Logo Bloomberg Technoz

"Impor kemungkinan akan terus menurun karena pembangkit listrik China harus memprioritaskan komitmen perdagangan jangka panjang dengan penambang domestik," kata lembaga penetapan harga lokal cqcoal.com, yang menyebut adopsi energi terbarukan yang cepat dan permintaan industri yang melemah sebagai faktor penekan harga.

Hal ini menjadi masalah khusus bagi eksportir Indonesia. Selama tiga tahun terakhir, China meningkatkan impor lignit, atau batu bara coklat, dari negara Asia Tenggara tersebut, mencampurnya dengan kualitas yang lebih tinggi untuk digunakan di pembangkit listrik.

Namun, jatuhnya harga domestik ke level terendah dalam empat tahun terakhir memungkinkan perusahaan utilitas untuk mendapatkan pasokan berkualitas lebih baik dengan harga lebih murah.

Selain itu, pemerintah Indonesia sedang mempertimbangkan pungutan ekspor batu bara, yang akan mengurangi daya tarik bahan bakar tersebut bagi pembeli di China.

Beberapa kelonggaran terhadap kelebihan pasokan domestik mungkin akan terjadi.

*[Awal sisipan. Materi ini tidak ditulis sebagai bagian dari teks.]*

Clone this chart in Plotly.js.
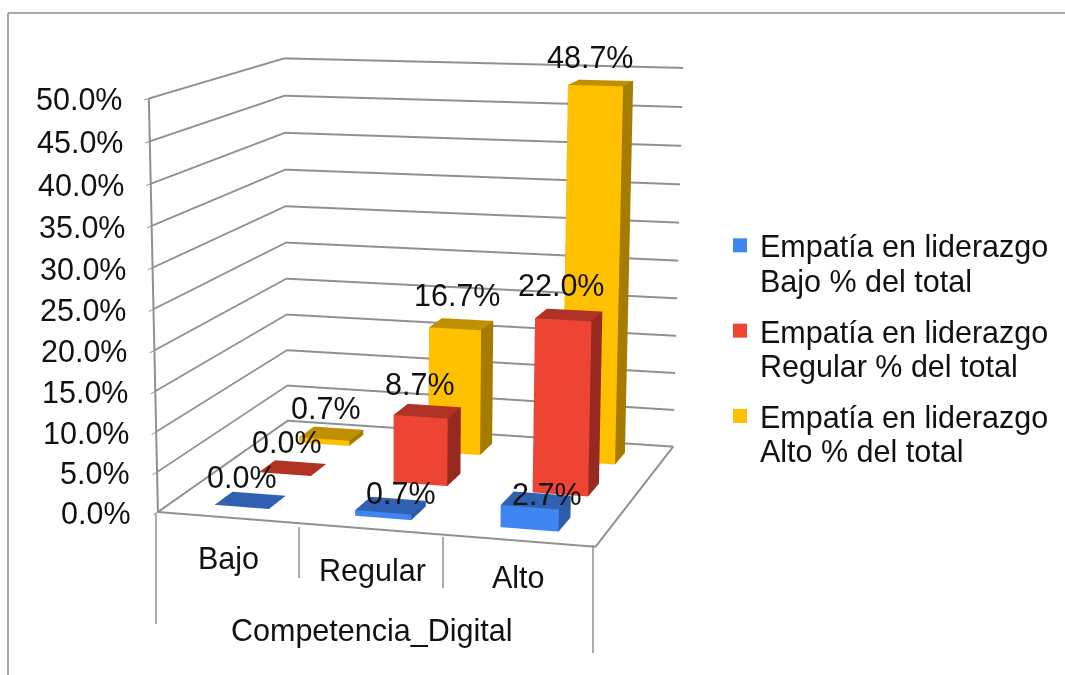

Beijing memperingatkan bahwa mereka mungkin akan menutup tambang batu bara yang terbukti memproduksi di atas batas yang diizinkan. Tanda terbaru bahwa regulator serius dalam mengendalikan kelebihan kapasitas di berbagai industri.

Sementara itu, impor batu bara kokas China untuk baja turun 7,7% secara year-on-year (yoy) menjadi 9,1 juta ton. Meski begitu, angka ini 23% lebih tinggi dibandingkan bulan sebelumnya.

Akibat pengiriman batu bara Australia terdampak gangguan cuaca, permintaan yang relatif stabil justru menguntungkan pemasok batu bara berkualitas tinggi lainnya bagi China, terutama Mongolia dan Kanada.

Namun, prospek industri baja China yang terpuruk masih belum pasti. Meski margin di pabrik membaik—mendukung konsumsi bahan baku seperti bijih besi dan batu bara—upaya China untuk mengurangi kapasitas baja pada akhirnya akan melemahkan pasar bahan baku untuk tungku baja.